As a younger man he had worked briefly for his father but then launched other small businesses-- wholesaling nursery plants and textiles from Villa Tasca.

“I was married and had two children, but I couldn’t talk with my father about money, so I did other things,” he said. “Also there was always competition between my father and me.”

Finally, approaching 40 years old in 1979, Lucio joined his father at Regaleali.  “Back in 1980,” he remembered, “if you went around the world with a bottle of Nero d’Avola people weren’t interested. People-- the Americans-- were just starting to learn about the French cepages (varietals)… Nobody could imagine that in Sicily you could make a good wine. They thought you could only do it France.”

Thinking that if the world wanted French varietals, Regaleali could produce them, Lucio asked his father to experiment with other grape varieties.

“He gave me half a hectare at Regaleali—one acre,” a smile creased the Lucio’s face. His long fingers toyed with the Marlboro pack on his desk. “The Chardonnay and Cabernet were wonderful.”

Next, Lucio wanted to experiment with raising wine in small French oak barriques.

“My father said, ‘If you bring barriques to Regaleali I will leave,’” Lucio remembered.  The wines at Regaleali were traditionally aged in large chestnut or Slovenian oak botti.
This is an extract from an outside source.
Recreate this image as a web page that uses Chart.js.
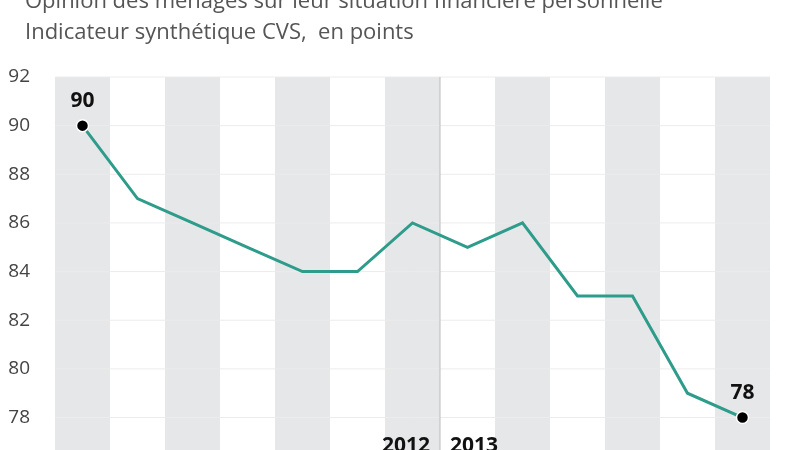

Lucio had to trick his father by hiding French barriques he’d bought with his own money. He later had his father blind taste his experiment: The barriques and the count stayed…

I am reading this now and remembering both Lucio and the other greats of his generation whom I had the fortune to meet on Sicily. None of them were Gattopardo, really.

But in a romantic way, I think each contributed to bringing the best of Sicilian tradition into the 21st century.